=== Task prompt ===
Copy the listing verbatim, excluding any images found in it.

=== Data lines ===
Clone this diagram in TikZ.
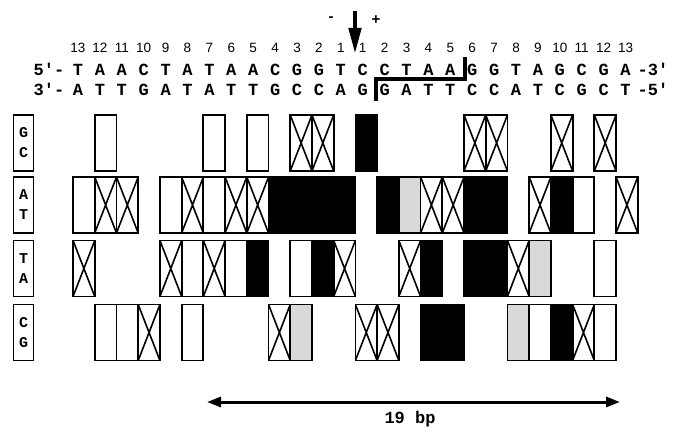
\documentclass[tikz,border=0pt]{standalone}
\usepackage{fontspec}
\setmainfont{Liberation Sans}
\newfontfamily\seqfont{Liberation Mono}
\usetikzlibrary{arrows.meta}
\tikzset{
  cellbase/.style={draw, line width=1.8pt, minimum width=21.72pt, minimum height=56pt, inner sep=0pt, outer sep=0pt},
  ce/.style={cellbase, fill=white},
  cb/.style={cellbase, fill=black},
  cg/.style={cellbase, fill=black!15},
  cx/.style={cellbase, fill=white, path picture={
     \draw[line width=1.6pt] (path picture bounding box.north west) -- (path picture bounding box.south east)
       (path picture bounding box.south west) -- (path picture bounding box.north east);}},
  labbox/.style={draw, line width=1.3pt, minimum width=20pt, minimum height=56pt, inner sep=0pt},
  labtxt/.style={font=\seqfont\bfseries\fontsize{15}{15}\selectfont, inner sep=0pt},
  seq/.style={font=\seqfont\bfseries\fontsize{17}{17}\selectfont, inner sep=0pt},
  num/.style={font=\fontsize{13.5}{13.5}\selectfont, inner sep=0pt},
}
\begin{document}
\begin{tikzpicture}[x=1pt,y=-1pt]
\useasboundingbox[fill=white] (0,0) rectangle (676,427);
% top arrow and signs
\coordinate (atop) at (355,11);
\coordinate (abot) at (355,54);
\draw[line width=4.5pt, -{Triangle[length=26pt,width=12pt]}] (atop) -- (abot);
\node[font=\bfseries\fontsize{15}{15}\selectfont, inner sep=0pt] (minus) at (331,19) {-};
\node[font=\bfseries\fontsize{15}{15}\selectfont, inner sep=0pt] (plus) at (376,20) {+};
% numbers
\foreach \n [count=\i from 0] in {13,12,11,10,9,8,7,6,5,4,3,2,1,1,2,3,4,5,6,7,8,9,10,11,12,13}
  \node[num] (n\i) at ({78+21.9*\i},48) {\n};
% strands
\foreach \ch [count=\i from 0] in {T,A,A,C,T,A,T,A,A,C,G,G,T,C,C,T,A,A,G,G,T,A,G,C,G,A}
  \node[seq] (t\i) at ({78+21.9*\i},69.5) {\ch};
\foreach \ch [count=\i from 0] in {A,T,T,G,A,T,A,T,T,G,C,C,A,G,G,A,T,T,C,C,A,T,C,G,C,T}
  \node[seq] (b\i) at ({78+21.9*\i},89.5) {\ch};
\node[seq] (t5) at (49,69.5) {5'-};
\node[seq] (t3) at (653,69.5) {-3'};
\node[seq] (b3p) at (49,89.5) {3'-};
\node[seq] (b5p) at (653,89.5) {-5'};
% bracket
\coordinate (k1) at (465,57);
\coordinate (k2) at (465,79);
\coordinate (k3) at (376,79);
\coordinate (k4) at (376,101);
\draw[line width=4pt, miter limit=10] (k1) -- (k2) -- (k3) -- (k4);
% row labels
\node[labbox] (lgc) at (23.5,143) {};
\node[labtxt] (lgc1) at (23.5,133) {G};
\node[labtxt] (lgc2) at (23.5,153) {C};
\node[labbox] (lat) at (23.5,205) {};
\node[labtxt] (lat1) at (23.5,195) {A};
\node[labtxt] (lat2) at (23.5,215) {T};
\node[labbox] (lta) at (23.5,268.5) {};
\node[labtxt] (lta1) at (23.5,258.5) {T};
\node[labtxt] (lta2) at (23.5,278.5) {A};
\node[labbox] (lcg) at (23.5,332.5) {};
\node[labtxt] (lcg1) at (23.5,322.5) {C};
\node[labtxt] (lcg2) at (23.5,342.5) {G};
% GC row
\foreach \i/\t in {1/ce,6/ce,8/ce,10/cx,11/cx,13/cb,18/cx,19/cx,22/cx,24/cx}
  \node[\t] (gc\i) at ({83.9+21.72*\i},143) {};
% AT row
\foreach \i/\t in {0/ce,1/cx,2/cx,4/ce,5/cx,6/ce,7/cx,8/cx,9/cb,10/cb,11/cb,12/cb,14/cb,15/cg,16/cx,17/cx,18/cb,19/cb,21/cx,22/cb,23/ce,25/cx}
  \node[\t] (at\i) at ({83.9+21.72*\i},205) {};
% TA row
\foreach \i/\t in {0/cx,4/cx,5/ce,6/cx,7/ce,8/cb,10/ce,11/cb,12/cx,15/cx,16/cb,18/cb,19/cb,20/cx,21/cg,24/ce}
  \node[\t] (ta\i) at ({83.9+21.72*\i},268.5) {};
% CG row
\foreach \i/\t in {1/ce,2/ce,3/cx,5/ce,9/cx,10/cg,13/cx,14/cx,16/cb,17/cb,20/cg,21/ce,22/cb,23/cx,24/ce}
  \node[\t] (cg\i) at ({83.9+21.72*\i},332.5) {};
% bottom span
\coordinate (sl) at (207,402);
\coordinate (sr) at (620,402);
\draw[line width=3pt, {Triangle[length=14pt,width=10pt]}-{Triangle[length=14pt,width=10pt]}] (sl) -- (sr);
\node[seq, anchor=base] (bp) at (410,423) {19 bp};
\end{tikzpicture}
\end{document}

=== Complete response ===
Clone this diagram in TikZ.
\documentclass[tikz,border=0pt]{standalone}
\usepackage{fontspec}
\setmainfont{Liberation Sans}
\newfontfamily\seqfont{Liberation Mono}
\usetikzlibrary{arrows.meta}
\tikzset{
  cellbase/.style={draw, line width=1.8pt, minimum width=21.72pt, minimum height=56pt, inner sep=0pt, outer sep=0pt},
  ce/.style={cellbase, fill=white},
  cb/.style={cellbase, fill=black},
  cg/.style={cellbase, fill=black!15},
  cx/.style={cellbase, fill=white, path picture={
     \draw[line width=1.6pt] (path picture bounding box.north west) -- (path picture bounding box.south east)
       (path picture bounding box.south west) -- (path picture bounding box.north east);}},
  labbox/.style={draw, line width=1.3pt, minimum width=20pt, minimum height=56pt, inner sep=0pt},
  labtxt/.style={font=\seqfont\bfseries\fontsize{15}{15}\selectfont, inner sep=0pt},
  seq/.style={font=\seqfont\bfseries\fontsize{17}{17}\selectfont, inner sep=0pt},
  num/.style={font=\fontsize{13.5}{13.5}\selectfont, inner sep=0pt},
}
\begin{document}
\begin{tikzpicture}[x=1pt,y=-1pt]
\useasboundingbox[fill=white] (0,0) rectangle (676,427);
% top arrow and signs
\coordinate (atop) at (355,11);
\coordinate (abot) at (355,54);
\draw[line width=4.5pt, -{Triangle[length=26pt,width=12pt]}] (atop) -- (abot);
\node[font=\bfseries\fontsize{15}{15}\selectfont, inner sep=0pt] (minus) at (331,19) {-};
\node[font=\bfseries\fontsize{15}{15}\selectfont, inner sep=0pt] (plus) at (376,20) {+};
% numbers
\foreach \n [count=\i from 0] in {13,12,11,10,9,8,7,6,5,4,3,2,1,1,2,3,4,5,6,7,8,9,10,11,12,13}
  \node[num] (n\i) at ({78+21.9*\i},48) {\n};
% strands
\foreach \ch [count=\i from 0] in {T,A,A,C,T,A,T,A,A,C,G,G,T,C,C,T,A,A,G,G,T,A,G,C,G,A}
  \node[seq] (t\i) at ({78+21.9*\i},69.5) {\ch};
\foreach \ch [count=\i from 0] in {A,T,T,G,A,T,A,T,T,G,C,C,A,G,G,A,T,T,C,C,A,T,C,G,C,T}
  \node[seq] (b\i) at ({78+21.9*\i},89.5) {\ch};
\node[seq] (t5) at (49,69.5) {5'-};
\node[seq] (t3) at (653,69.5) {-3'};
\node[seq] (b3p) at (49,89.5) {3'-};
\node[seq] (b5p) at (653,89.5) {-5'};
% bracket
\coordinate (k1) at (465,57);
\coordinate (k2) at (465,79);
\coordinate (k3) at (376,79);
\coordinate (k4) at (376,101);
\draw[line width=4pt, miter limit=10] (k1) -- (k2) -- (k3) -- (k4);
% row labels
\node[labbox] (lgc) at (23.5,143) {};
\node[labtxt] (lgc1) at (23.5,133) {G};
\node[labtxt] (lgc2) at (23.5,153) {C};
\node[labbox] (lat) at (23.5,205) {};
\node[labtxt] (lat1) at (23.5,195) {A};
\node[labtxt] (lat2) at (23.5,215) {T};
\node[labbox] (lta) at (23.5,268.5) {};
\node[labtxt] (lta1) at (23.5,258.5) {T};
\node[labtxt] (lta2) at (23.5,278.5) {A};
\node[labbox] (lcg) at (23.5,332.5) {};
\node[labtxt] (lcg1) at (23.5,322.5) {C};
\node[labtxt] (lcg2) at (23.5,342.5) {G};
% GC row
\foreach \i/\t in {1/ce,6/ce,8/ce,10/cx,11/cx,13/cb,18/cx,19/cx,22/cx,24/cx}
  \node[\t] (gc\i) at ({83.9+21.72*\i},143) {};
% AT row
\foreach \i/\t in {0/ce,1/cx,2/cx,4/ce,5/cx,6/ce,7/cx,8/cx,9/cb,10/cb,11/cb,12/cb,14/cb,15/cg,16/cx,17/cx,18/cb,19/cb,21/cx,22/cb,23/ce,25/cx}
  \node[\t] (at\i) at ({83.9+21.72*\i},205) {};
% TA row
\foreach \i/\t in {0/cx,4/cx,5/ce,6/cx,7/ce,8/cb,10/ce,11/cb,12/cx,15/cx,16/cb,18/cb,19/cb,20/cx,21/cg,24/ce}
  \node[\t] (ta\i) at ({83.9+21.72*\i},268.5) {};
% CG row
\foreach \i/\t in {1/ce,2/ce,3/cx,5/ce,9/cx,10/cg,13/cx,14/cx,16/cb,17/cb,20/cg,21/ce,22/cb,23/cx,24/ce}
  \node[\t] (cg\i) at ({83.9+21.72*\i},332.5) {};
% bottom span
\coordinate (sl) at (207,402);
\coordinate (sr) at (620,402);
\draw[line width=3pt, {Triangle[length=14pt,width=10pt]}-{Triangle[length=14pt,width=10pt]}] (sl) -- (sr);
\node[seq, anchor=base] (bp) at (410,423) {19 bp};
\end{tikzpicture}
\end{document}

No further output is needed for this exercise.